Somewhere amidst the beautiful, rolling hillsides of rural Missouri in between Ste. Genevieve and Farmington is a tiny community called Kaufman. Kaufman used to have a school house, but that school house is now a brewery. That brewery held a home brewer’s contest on Saturday afternoon from noon to 4:00 p.m.
Twenty-five home brewers from all over Missouri and Illinois competed in the contest. From Jackson to Crystal City; St. Charles to Perryville, small and larger towns from around the state were represented. And let me tell you, there are some men and women in Missouri who know how to pull great flavors out of this fermented libation.
I tend to veer towards richer, fuller-bodied beers. Jonathan Baker’s (Crystal City, Missouri) “Baker Fireside Ale”, for instance was a malty, buttery porter that made me take note, literally, on my tasting sheet. Donny Biggerstaff, a brewer from Fenton, Missouri offered a Belgian style ale that he calls the “Chocoran”. After my first sip of this one, a shocked “whoooaa” slipped from my lips. If you’ve ever thought of Missourians as simpletons, Donny’s “Chocoran” would change your mind. There was nothing simplistic about his ale.
From Wentzille, Missouri, Adam Kueller, Mark Matusiak and Jacob Daugherty introduced me to my first chocolate wheat beer. Though it wasn’t on their official contest tasting list, this one really impressed me. I’d never tasted a chocolate beer that wasn’t a stout or a porter. Their King’s Gross Stout was also notable for it’s absolute lack of aftertaste – something stout beers very rarely accomplish.
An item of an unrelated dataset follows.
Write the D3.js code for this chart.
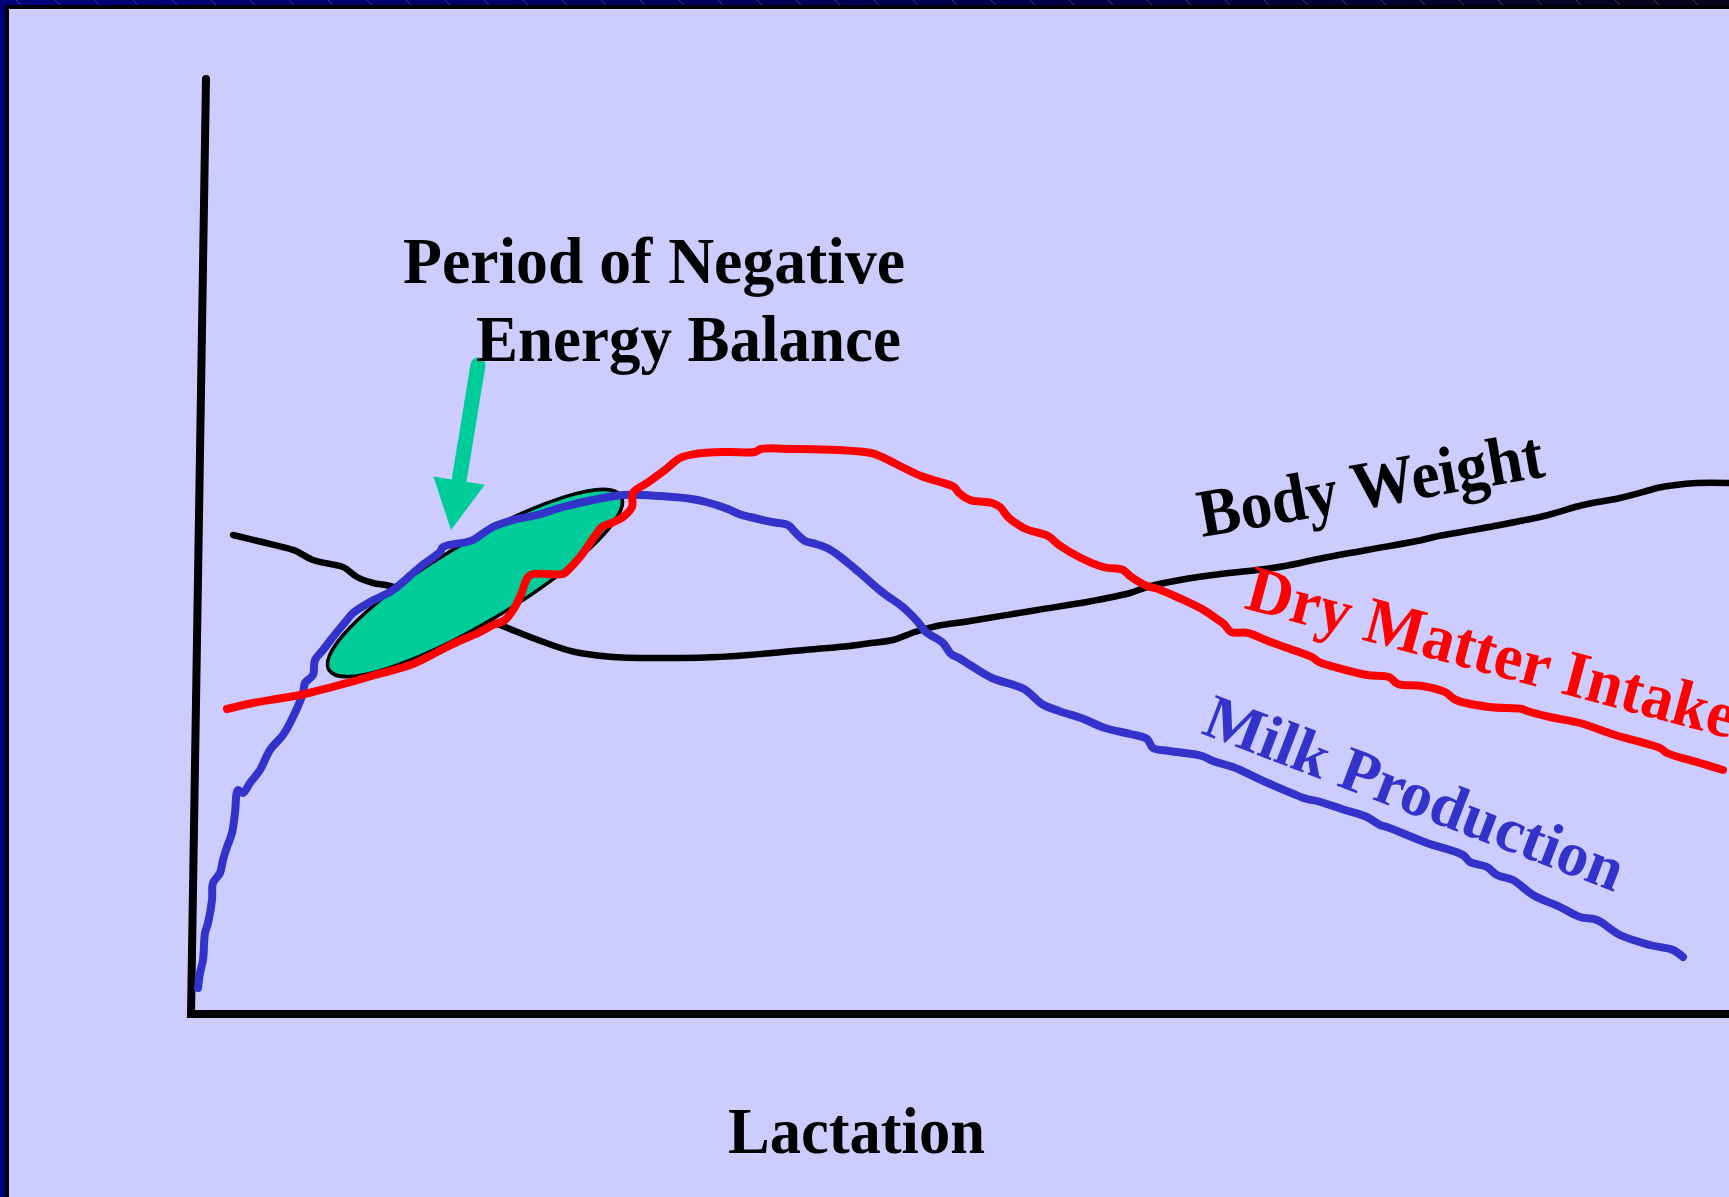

Naturally, I had to try Steve Albers’ Belgian ale called “Not Your Average Blonde”. My partner in crime and I were both taken aback by the power of this beer. My notes from the tasting read, “…a kick in the face.” I think those were my friend’s words, not mine, but it was an apt description nonetheless.
Travis Bickings from Oran, Missouri had a wonderful Chocolate Hazelnut Porter (7.2% alcohol content).
Although IPAs are traditionally fairly hoppy, Jacob Ellis and Justin Phelps brewed an “Imperial IPA” that went down easily. Their Belgian Salson ale was almost porter-like and a little bit sweet. It’s 1.9% alcohol content would certainly keep you warm on a cold winter night.
My three favorite brewer on Saturday were Rick Ernst, Travis Daugherty and Greg Camp.
Rick Ernst is from Valley Park, Missouri, and he had three beers in the contest; the Noble Doble (Belgian ale), the Vanilla Gorilla Expresso Porter and the Raztastic Porter. All three of these were amazing. The Raztastic had a fascinating flavor; its raspberries kept it sweet and fresh, and although it was undoubtedly dark, it wasn’t heavy like most porters tend to be.
Travis Daugherty of Bonne Terre, Missouri offered a Pine Ridge Porter, a Tripel Ten Belgian strong ale and a Red Dot IPA. The Tripel Ten was so named because Travis brewed the beer on 10/10/2010. The Pine Ridge Porter had a smokey, oak-filled flavor that cried out for a fireplace and a bear skin rug.
Finally, I have to give credit to the truly complex beers brewed by Greg Camp of Desloge, Missouri. While none of his beers was my personal favorite beer of the day, all four of his beers were wonderfully balanced and full. The beers he entered into the contest were the Double Rainbow IP, the Chat Pile Porter, Damn the Torpedoes (Belgian ale) and the 11% alcohol Thunder & Lightning (Belgian ale).
The Home Brewer’s Contest was a blast. I loved seeing what brewers were creating in towns across Missouri and Illinois, and I was entirely impressed by these last three brewers. I look forward to coming back to Crown Valley for the spring Home Brewer’s Contest.